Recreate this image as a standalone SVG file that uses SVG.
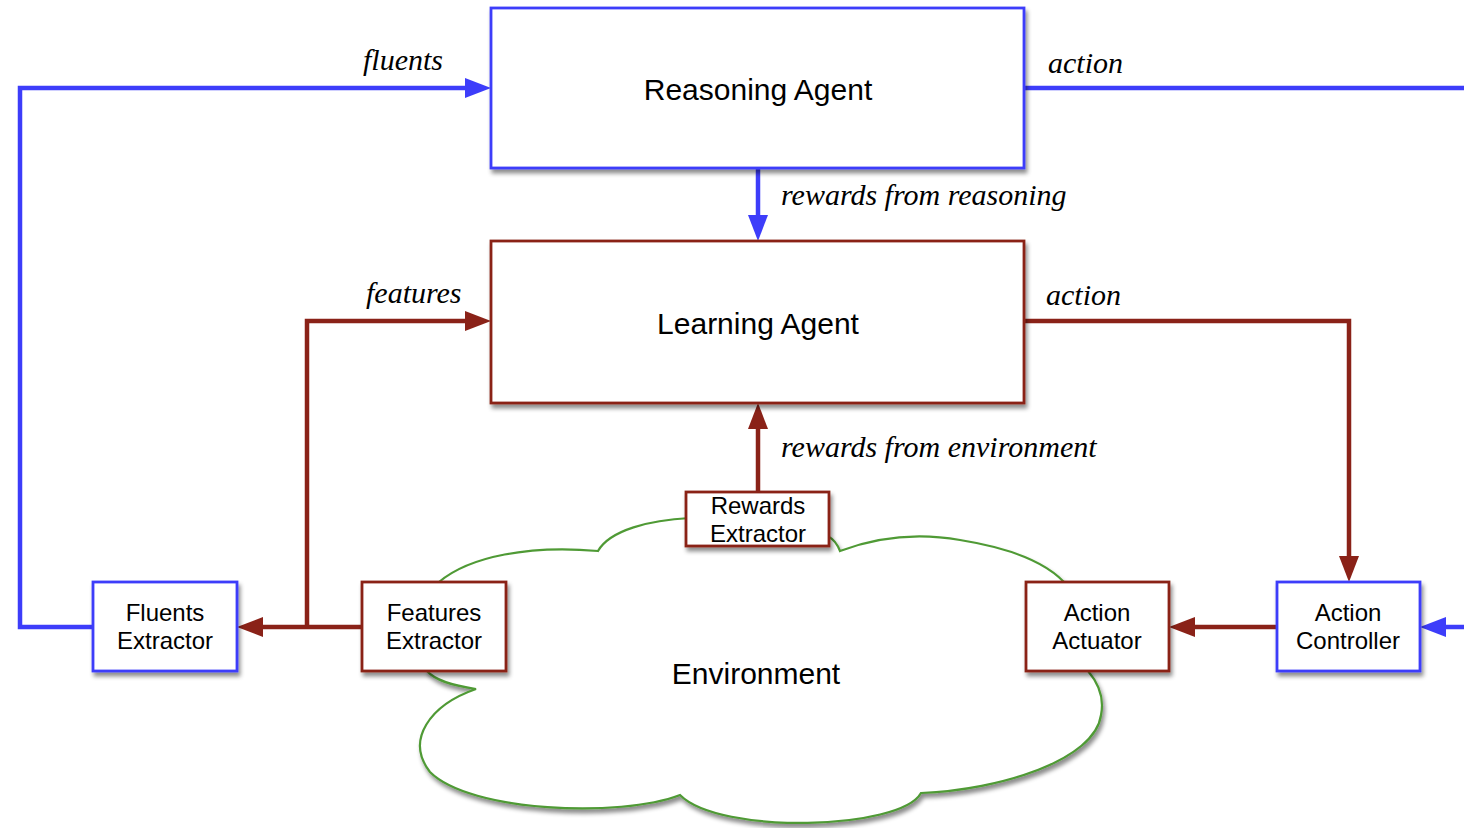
<svg xmlns="http://www.w3.org/2000/svg" width="1464" height="828" viewBox="0 0 1464 828">
  <defs>
    <filter id="shadow" x="-10%" y="-10%" width="130%" height="140%">
      <feDropShadow dx="2" dy="4" stdDeviation="2.2" flood-color="#000" flood-opacity="0.45"/>
    </filter>
    <marker id="arrowBlue" viewBox="0 0 26 20" refX="16" refY="10" markerWidth="26" markerHeight="20" markerUnits="userSpaceOnUse" orient="auto">
      <path d="M0,0 L26,10 L0,20 Z" fill="#3d3dfa"/>
    </marker>
    <marker id="arrowRed" viewBox="0 0 26 20" refX="16" refY="10" markerWidth="26" markerHeight="20" markerUnits="userSpaceOnUse" orient="auto">
      <path d="M0,0 L26,10 L0,20 Z" fill="#8a2218"/>
    </marker>
  </defs>
  <style>
    .blueBox { fill: #fff; stroke: #3d3dfa; stroke-width: 2.8; filter: url(#shadow); }
    .redBox { fill: #fff; stroke: #8a2218; stroke-width: 2.8; filter: url(#shadow); }
    .label { font-family: "Liberation Sans", Arial, sans-serif; fill: #000; text-anchor: middle; }
    .big { font-size: 30px; }
    .small { font-size: 24px; }
    .edgeLabel { font-family: "Liberation Serif", "Times New Roman", serif; font-style: italic; font-size: 30px; fill: #000; }
    .blue { fill: none; stroke: #3d3dfa; stroke-width: 4.5; }
    .red { fill: none; stroke: #8a2218; stroke-width: 4.5; }
  </style>

  <rect width="1464" height="828" fill="#fff"/>

  <!-- Environment cloud -->
  <g id="environment">
    <path d="M 439,582 C 470,556 530,545 598,551 C 610,530 650,520 690,518 L 829,537 C 835,540 838,546 840,551 C 880,536 920,533 960,540 C 1010,548 1045,562 1064,582 L 1088,671 C 1100,685 1104,700 1101,715 C 1095,760 1000,790 921,793 C 900,830 720,835 680,795 C 620,818 470,812 430,772 C 405,740 430,705 476,689 C 450,685 435,680 427,671 Z"
          fill="#fff" stroke="#4f9a35" stroke-width="2.2" filter="url(#shadow)"/>
    <text class="label big" x="756" y="684">Environment</text>
  </g>

  <!-- Connectors -->
  <g id="connectors">
    <path class="blue" d="M 93,627 L 20,627 L 20,88 L 481,88" marker-end="url(#arrowBlue)"/>
    <path class="blue" d="M 1024,88 L 1464,88"/>
    <path class="blue" d="M 1464,627 L 1430,627" marker-end="url(#arrowBlue)"/>
    <path class="blue" d="M 758,168 L 758,231" marker-end="url(#arrowBlue)"/>
    <path class="red" d="M 1024,321 L 1349,321 L 1349,572" marker-end="url(#arrowRed)"/>
    <path class="red" d="M 1277,627 L 1179,627" marker-end="url(#arrowRed)"/>
    <path class="red" d="M 362,627 L 247,627" marker-end="url(#arrowRed)"/>
    <path class="red" d="M 307,627 L 307,321 L 481,321" marker-end="url(#arrowRed)"/>
    <path class="red" d="M 758,492 L 758,413" marker-end="url(#arrowRed)"/>
  </g>

  <!-- Edge labels -->
  <g id="edge-labels">
    <text class="edgeLabel" x="363" y="70">fluents</text>
    <text class="edgeLabel" x="1048" y="73">action</text>
    <text class="edgeLabel" x="781" y="205">rewards from reasoning</text>
    <text class="edgeLabel" x="366" y="303">features</text>
    <text class="edgeLabel" x="1046" y="305">action</text>
    <text class="edgeLabel" x="781" y="457">rewards from environment</text>
  </g>

  <!-- Nodes -->
  <g id="reasoning-agent">
    <rect class="blueBox" x="491" y="8" width="533" height="160"/>
    <text class="label big" x="758" y="100">Reasoning Agent</text>
  </g>
  <g id="learning-agent">
    <rect class="redBox" x="491" y="241" width="533" height="162"/>
    <text class="label big" x="758" y="334">Learning Agent</text>
  </g>
  <g id="rewards-extractor">
    <rect class="redBox" x="686" y="492" width="143" height="54"/>
    <text class="label small" x="758" y="514">Rewards</text>
    <text class="label small" x="758" y="542">Extractor</text>
  </g>
  <g id="fluents-extractor">
    <rect class="blueBox" x="93" y="582" width="144" height="89"/>
    <text class="label small" x="165" y="621">Fluents</text>
    <text class="label small" x="165" y="649">Extractor</text>
  </g>
  <g id="features-extractor">
    <rect class="redBox" x="362" y="582" width="144" height="89"/>
    <text class="label small" x="434" y="621">Features</text>
    <text class="label small" x="434" y="649">Extractor</text>
  </g>
  <g id="action-actuator">
    <rect class="redBox" x="1026" y="582" width="143" height="89"/>
    <text class="label small" x="1097" y="621">Action</text>
    <text class="label small" x="1097" y="649">Actuator</text>
  </g>
  <g id="action-controller">
    <rect class="blueBox" x="1277" y="582" width="143" height="89"/>
    <text class="label small" x="1348" y="621">Action</text>
    <text class="label small" x="1348" y="649">Controller</text>
  </g>
</svg>
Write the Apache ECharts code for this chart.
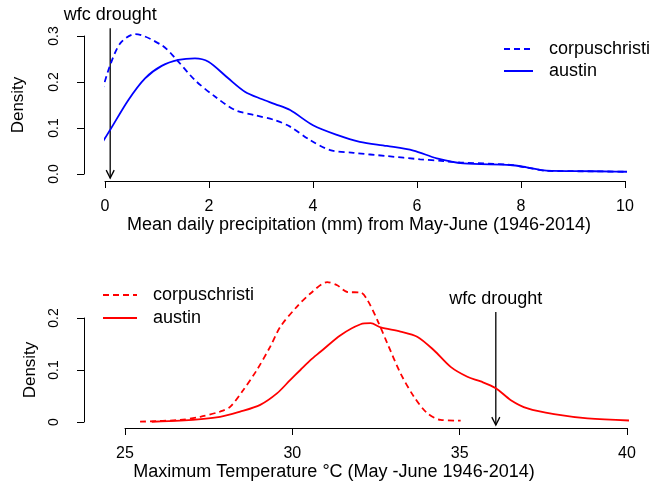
<!DOCTYPE html>
<html>
<head>
<meta charset="utf-8">
<script src="https://cdn.jsdelivr.net/npm/echarts@6/dist/echarts.min.js"></script>
<style>html,body{margin:0;padding:0;background:#fff}#c{width:652px;height:485px}</style>
</head>
<body>
<div id="c"></div>
<script>
// ---- Top panel: precipitation densities ----
const precipAustinX = [-0.06, 0.1, 0.45, 0.77, 1.09, 1.41, 1.73, 1.99, 2.37, 2.69, 3.01, 3.27, 3.56, 4.0, 4.46, 4.9, 5.42, 5.93, 6.38, 6.89, 7.79, 8.11, 8.49, 9.4, 10.38];
const precipAustinY = [0.067, 0.096, 0.161, 0.208, 0.235, 0.248, 0.2515, 0.244, 0.208, 0.179, 0.163, 0.152, 0.139, 0.106, 0.085, 0.070, 0.061, 0.051, 0.034, 0.023, 0.0196, 0.0145, 0.0072, 0.006, 0.0043];
const precipCorpusX = [-0.06, 0.1, 0.3, 0.58, 1.09, 1.35, 1.73, 2.12, 2.5, 2.88, 3.27, 3.56, 3.94, 4.33, 4.78, 5.42, 6.06, 6.51, 6.83, 7.79, 8.11, 8.49, 9.4, 10.38];
const precipCorpusY = [0.179, 0.237, 0.285, 0.304, 0.28, 0.252, 0.204, 0.168, 0.139, 0.128, 0.117, 0.103, 0.074, 0.052, 0.046, 0.039, 0.032, 0.028, 0.025, 0.02, 0.014, 0.007, 0.0058, 0.0042];
const precipDrought = [0.1, 0.317, -0.009];   // x, arrow top, arrow tip
const precipTicksX = [0, 2, 4, 6, 8, 10];
const precipTicksY = ['0.0', '0.1', '0.2', '0.3'];

// ---- Bottom panel: max temperature densities ----
const tempCorpusX = [25.45, 26.65, 27.25, 27.84, 28.14, 28.54, 28.94, 29.34, 29.64, 30.14, 30.54, 31.04, 31.34, 31.64, 32.04, 32.24, 32.54, 32.84, 33.23, 33.63, 34.03, 34.43, 35.03];
const tempCorpusY = [0.0006, 0.004, 0.010, 0.020, 0.029, 0.062, 0.100, 0.145, 0.183, 0.222, 0.247, 0.269, 0.263, 0.250, 0.249, 0.235, 0.196, 0.151, 0.094, 0.049, 0.017, 0.004, 0.0025];
const tempAustinX = [25.8, 26.65, 27.84, 28.44, 29.04, 29.54, 29.94, 30.24, 30.54, 30.84, 31.44, 32.04, 32.34, 32.64, 33.23, 33.73, 34.23, 34.73, 35.23, 35.63, 36.08, 36.53, 37.03, 37.82, 38.82, 40.4];
const tempAustinY = [0.0005, 0.0025, 0.010, 0.020, 0.033, 0.055, 0.081, 0.100, 0.119, 0.135, 0.167, 0.188, 0.190, 0.182, 0.174, 0.164, 0.138, 0.106, 0.087, 0.078, 0.065, 0.042, 0.026, 0.015, 0.007, 0.002];
const tempDrought = [36.08, 0.2115, -0.006];
const tempTicksX = [25, 30, 35, 40];
const tempTicksY = ['0', '0.1', '0.2'];

const seriesNames = ['corpuschristi', 'austin'];
const labelTexts = {
  precipX: 'Mean daily precipitation (mm) from May-June (1946-2014)',
  tempX: 'Maximum Temperature \u00B0C (May -June 1946-2014)',
  yName: 'Density',
  drought: 'wfc drought'
};

const FONT = 'Liberation Sans';
const zip = (xs, ys) => xs.map((x, i) => [x, ys[i]]);
const BLUE = '#0000FF', RED = '#FF0000';

function axisX(gridIndex, ticks, name, offset, namePadRight) {
  return {
    type: 'value', gridIndex,
    min: ticks[0], max: ticks[ticks.length - 1], interval: ticks[1] - ticks[0],
    offset,
    axisLine: { show: true, onZero: false, lineStyle: { color: '#000', width: 1 } },
    axisTick: { show: true, length: 7, lineStyle: { color: '#000' } },
    axisLabel: { color: '#000', fontFamily: FONT, fontSize: 16, margin: 18 },
    splitLine: { show: false },
    name, nameLocation: 'middle', nameGap: 34,
    nameTextStyle: { color: '#000', fontFamily: FONT, fontSize: 18, padding: [0, namePadRight, 0, 0] }
  };
}
function axisY(gridIndex, ticks, offset, nameGap) {
  const nums = ticks.map(Number);
  return {
    type: 'value', gridIndex,
    min: nums[0], max: nums[nums.length - 1], interval: nums[1] - nums[0],
    offset,
    axisLine: { show: true, onZero: false, lineStyle: { color: '#000', width: 1 } },
    axisTick: { show: true, length: 7, lineStyle: { color: '#000' } },
    axisLabel: {
      color: '#000', fontFamily: FONT, fontSize: 14, rotate: 90, margin: 23,
      formatter: v => { const i = nums.findIndex(n => Math.abs(n - v) < 1e-9); return i >= 0 ? ticks[i] : ''; }
    },
    splitLine: { show: false },
    name: labelTexts.yName, nameLocation: 'middle', nameRotate: 90, nameGap,
    nameTextStyle: { color: '#000', fontFamily: FONT, fontSize: 17 }
  };
}
function lineSeries(name, xi, data, color, dashed) {
  return {
    type: 'line', name, xAxisIndex: xi, yAxisIndex: xi, data,
    smooth: 0.3, symbol: 'none', clip: false, silent: true,
    lineStyle: { color, width: 1.8, type: dashed ? [6, 4] : 'solid' },
    itemStyle: { color }
  };
}
function droughtSeries(xi, arr) {
  return {
    type: 'custom', name: 'drought' + xi, xAxisIndex: xi, yAxisIndex: xi, silent: true, clip: false,
    data: [arr],
    renderItem: (params, api) => {
      const x = api.value(0);
      const top = api.coord([x, api.value(1)]);
      const tip = api.coord([x, api.value(2)]);
      return {
        type: 'group', children: [
          { type: 'line', shape: { x1: top[0], y1: top[1], x2: tip[0], y2: tip[1] }, style: { stroke: '#000', lineWidth: 1.3 } },
          { type: 'polyline', shape: { points: [[tip[0] - 4, tip[1] - 8], [tip[0], tip[1]], [tip[0] + 4, tip[1] - 8]] }, style: { stroke: '#000', fill: null, lineWidth: 1.3 } },
          { type: 'text', style: { text: labelTexts.drought, x: top[0], y: top[1] - 13, align: 'center', verticalAlign: 'middle', font: '18px "' + FONT + '"', fill: '#000' } }
        ]
      };
    }
  };
}
function legendCfg(prefix, left, top, itemWidth, itemGap) {
  return {
    orient: 'vertical', left, top, padding: 0, itemWidth, itemHeight: 14, itemGap,
    data: [prefix + seriesNames[0], prefix + seriesNames[1]],
    formatter: n => n.slice(prefix.length),
    itemStyle: { opacity: 0 },
    textStyle: { color: '#000', fontFamily: FONT, fontSize: 18, lineHeight: 14, padding: [0, 0, 0, 11] },
    selectedMode: false
  };
}

const chart = echarts.init(document.getElementById('c'), null, { renderer: 'canvas' });
chart.setOption({
  backgroundColor: '#fff',
  animation: false,
  grid: [
    { left: 105, top: 36, width: 520, height: 138 },
    { left: 125, top: 318, width: 502, height: 104 }
  ],
  xAxis: [
    axisX(0, precipTicksX, labelTexts.precipX, 7, 12),
    axisX(1, tempTicksX, labelTexts.tempX, 6, 84)
  ],
  yAxis: [
    axisY(0, precipTicksY, 21, 57),
    axisY(1, tempTicksY, 41, 45)
  ],
  legend: [
    legendCfg('P ', 503, 40, 29, 4),
    legendCfg('T ', 102, 286, 34, 5)
  ],
  series: [
    lineSeries('P ' + seriesNames[0], 0, zip(precipCorpusX, precipCorpusY), BLUE, true),
    lineSeries('P ' + seriesNames[1], 0, zip(precipAustinX, precipAustinY), BLUE, false),
    lineSeries('T ' + seriesNames[0], 1, zip(tempCorpusX, tempCorpusY), RED, true),
    lineSeries('T ' + seriesNames[1], 1, zip(tempAustinX, tempAustinY), RED, false),
    droughtSeries(0, precipDrought),
    droughtSeries(1, tempDrought)
  ]
});
</script>
</body>
</html>
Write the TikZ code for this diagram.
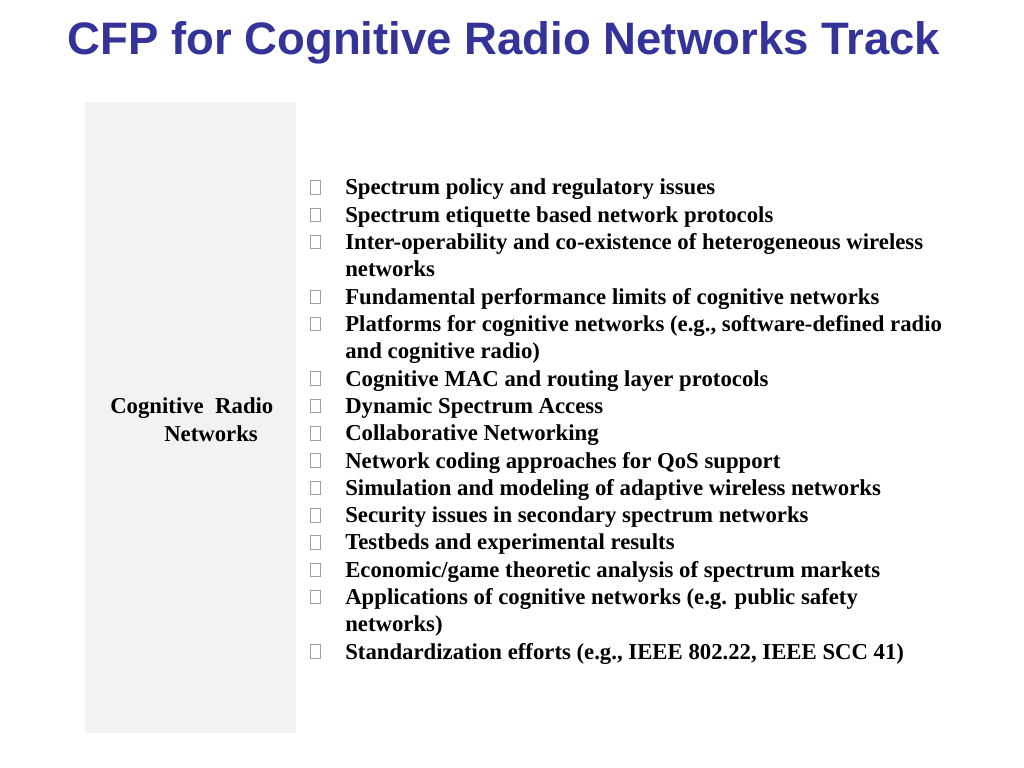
\documentclass[tikz,border=0pt]{standalone}
\usepackage{fontspec}
\setmainfont{Liberation Serif}
\newfontfamily\titlefont{Liberation Sans}
\definecolor{titleblue}{HTML}{333399}
\definecolor{panelgray}{HTML}{F2F2F2}
\definecolor{bulletgray}{HTML}{A0A0A0}
\begin{document}
\begin{tikzpicture}[x=0.703125pt,y=-0.703125pt,
  item/.style={anchor=base west,inner sep=0pt,font=\fontsize{16}{19}\selectfont\bfseries},
  bul/.style={draw=bulletgray,line width=0.5pt,minimum width=7pt,minimum height=9.5pt,inner sep=0pt},
  side/.style={anchor=base west,inner sep=0pt,font=\fontsize{16}{19}\selectfont\bfseries}]
\useasboundingbox (0,0) rectangle (1024,768);
\fill[white] (0,0) rectangle (1024,768);
\node[anchor=base,inner sep=0pt,text=titleblue,font=\titlefont\fontsize{32}{36}\selectfont\bfseries] (title) at (504,55) {CFP for Cognitive Radio Networks Track};
\node[fill=panelgray,inner sep=0pt,minimum width=148pt,minimum height=443.6pt,anchor=north west] (panel) at (85,102) {};
\node[side] (s1) at (110,413) {Cognitive\ \ Radio};
\node[side] (s2) at (164,441) {Networks};
% items
\node[item] (t1) at (345,195) {Spectrum policy and regulatory issues};
\node[item] (t2) at (345,222.3) {Spectrum etiquette based network protocols};
\node[item] (t3) at (345,249.6) {Inter-operability and co-existence of heterogeneous wireless};
\node[item] (t3b) at (345,276.9) {networks};
\node[item] (t4) at (345,304.2) {Fundamental performance limits of cognitive networks};
\node[item] (t5) at (345,331.5) {Platforms for cognitive networks (e.g., software-defined radio};
\node[item] (t5b) at (345,358.8) {and cognitive radio)};
\node[item] (t6) at (345,386.1) {Cognitive MAC and routing layer protocols};
\node[item] (t7) at (345,413.4) {Dynamic Spectrum Access};
\node[item] (t8) at (345,440.7) {Collaborative Networking};
\node[item] (t9) at (345,468) {Network coding approaches for QoS support};
\node[item] (t10) at (345,495.3) {Simulation and modeling of adaptive wireless networks};
\node[item] (t11) at (345,522.6) {Security issues in secondary spectrum networks};
\node[item] (t12) at (345,549.9) {Testbeds and experimental results};
\node[item] (t13) at (345,577.2) {Economic/game theoretic analysis of spectrum markets};
\node[item] (t14) at (345,604.5) {Applications of cognitive networks (e.g. public safety};
\node[item] (t14b) at (345,631.8) {networks)};
\node[item] (t15) at (345,659.1) {Standardization efforts (e.g., IEEE 802.22, IEEE SCC 41)};
% bullets
\foreach \n/\y in {b1/195,b2/222.3,b3/249.6,b4/304.2,b5/331.5,b6/386.1,b7/413.4,b8/440.7,b9/468,b10/495.3,b11/522.6,b12/549.9,b13/577.2,b14/604.5,b15/659.1}
  \node[bul] (\n) at (315.5,\y-7.5) {};
\end{tikzpicture}
\end{document}
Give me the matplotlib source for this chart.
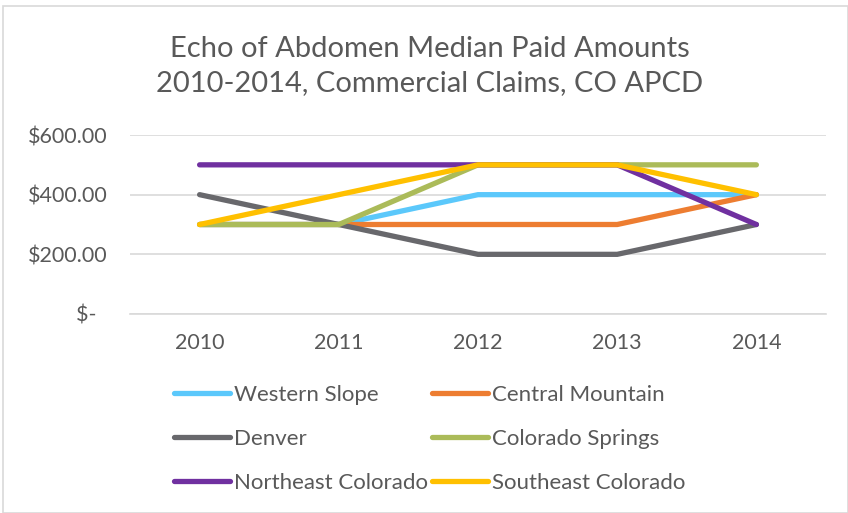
import matplotlib
matplotlib.use("Agg")
import matplotlib.pyplot as plt
from matplotlib.patches import Rectangle

years = ["2010", "2011", "2012", "2013", "2014"]
series_names = ["Western Slope", "Central Mountain", "Denver",
                "Colorado Springs", "Northeast Colorado", "Southeast Colorado"]
western_slope = [300, 300, 400, 400, 400]
central_mountain = [300, 300, 300, 300, 400]
denver = [400, 300, 200, 200, 300]
colorado_springs = [300, 300, 500, 500, 500]
northeast_colorado = [500, 500, 500, 500, 300]
southeast_colorado = [300, 400, 500, 500, 400]
series_values = [western_slope, central_mountain, denver,
                 colorado_springs, northeast_colorado, southeast_colorado]
colors = ["#5bc8fb", "#ed7d31", "#68686c", "#abbb59", "#7030a0", "#ffc000"]
yticks = [0, 200, 400, 600]
ytick_labels = ["$-  ", "$200.00", "$400.00", "$600.00"]

plt.rcParams['font.family'] = ['Lato', 'DejaVu Sans']
W, H = 848, 513
fig = plt.figure(figsize=(W / 100, H / 100), dpi=100)

# light border
fig.patches.append(Rectangle((3 / W, 0), 1 - 3 / W, 1 - 5 / H - 0.001,
                             transform=fig.transFigure, fill=False,
                             edgecolor="#d9d9d9", linewidth=1.2))

ax = fig.add_axes([130 / W, (H - 314) / H, (826 - 130) / W, (314 - 135) / H])
x = list(range(len(years)))
lines = []
for name, vals, c in zip(series_names, series_values, colors):
    ln, = ax.plot(x, vals, color=c, linewidth=3.8, solid_capstyle="round",
                  solid_joinstyle="round", label=name)
    lines.append(ln)

ax.set_xlim(-0.5, len(years) - 0.5)
ax.set_ylim(0, 600)
ax.set_xticks(x)
ax.set_xticklabels(years)
ax.set_yticks(yticks)
ax.set_yticklabels(ytick_labels)
ax.yaxis.grid(True, color="#d9d9d9", linewidth=1.2)
ax.set_axisbelow(True)
for s in ["top", "right", "left"]:
    ax.spines[s].set_visible(False)
ax.spines["bottom"].set_color("#d9d9d9")
ax.spines["bottom"].set_linewidth(1.2)
ax.tick_params(axis="both", length=0, labelsize=15.5, colors="#595959")
ax.tick_params(axis="x", pad=14)
ax.tick_params(axis="y", pad=16)

fig.text(0.507, (H - 66) / H, "Echo of Abdomen Median Paid Amounts\n2010-2014, Commercial Claims, CO APCD",
         ha="center", va="center", fontsize=21, color="#595959", linespacing=1.4)

# row-major legend order (matplotlib fills column-major)
order = [0, 2, 4, 1, 3, 5]
leg = fig.legend([lines[i] for i in order], [series_names[i] for i in order],
                 loc="center", bbox_to_anchor=(0.507, (H - 439) / H), ncol=2,
                 frameon=False, fontsize=16, handlelength=2.5, handletextpad=0.2,
                 columnspacing=0.2, labelspacing=1.07)
for t in leg.get_texts():
    t.set_color("#595959")

fig.savefig("out.png", dpi=100)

++++++

(Task objective): Copy exactly the stretch of lines that starts at the line holding "Give me the matplotlib source for this chart." and ends at the line holding "from matplotlib.patches import Rectangle". Drop the pictures.

(The solution):
Give me the matplotlib source for this chart.
import matplotlib
matplotlib.use("Agg")
import matplotlib.pyplot as plt
from matplotlib.patches import Rectangle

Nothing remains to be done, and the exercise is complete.